Reminds me of Newark Patsy Kline's bout with Abe Attell, where, according to Kincaid, the majority of newspapers favored Cline. Maybe Luckett Davis got the notes wrong when he entered them, I don't know. http://boxrec.com/show_display.php?show_id=213089
That's why I changed it to a win for Cline. I can't find a single NY paper that gave the decision to Johnson. It's Cline almost all the way, with a couple papers calling it a draw. The Black NY papers like the New York Age are ridiculously slanted towards any and every Black fighter. I find the Pittsburgh Courier and Baltimore Afro-American to be much more balanced publications (haven't perused the Chicago Defender as much). Has that been your experience as well?

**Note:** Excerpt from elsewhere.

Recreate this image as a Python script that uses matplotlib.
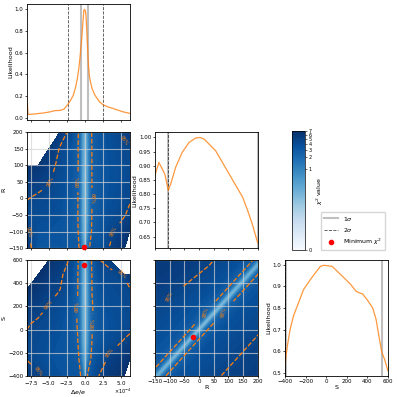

I can't say that I used them much. I don't remember seeing NY Age covering boxing in the 1900s, and in the 1910s there weren't too many notable black fighters fighting in New York, were there? Not sure if the NY Globe (not the Commercial Advertiser one) covered boxing either, even in the 1910s. Although, I suppose, they might have contained some useful information on Langford, Johnson, Jeannette and McVey, but I didn't research them that much (Langford after the 1900s that is). Still, I suppose, the NY Age and the Indianapolis Freeman votes should be listed, for a more complete picture. The Freeman's report seemed to be the most detailed one of the ones I've found.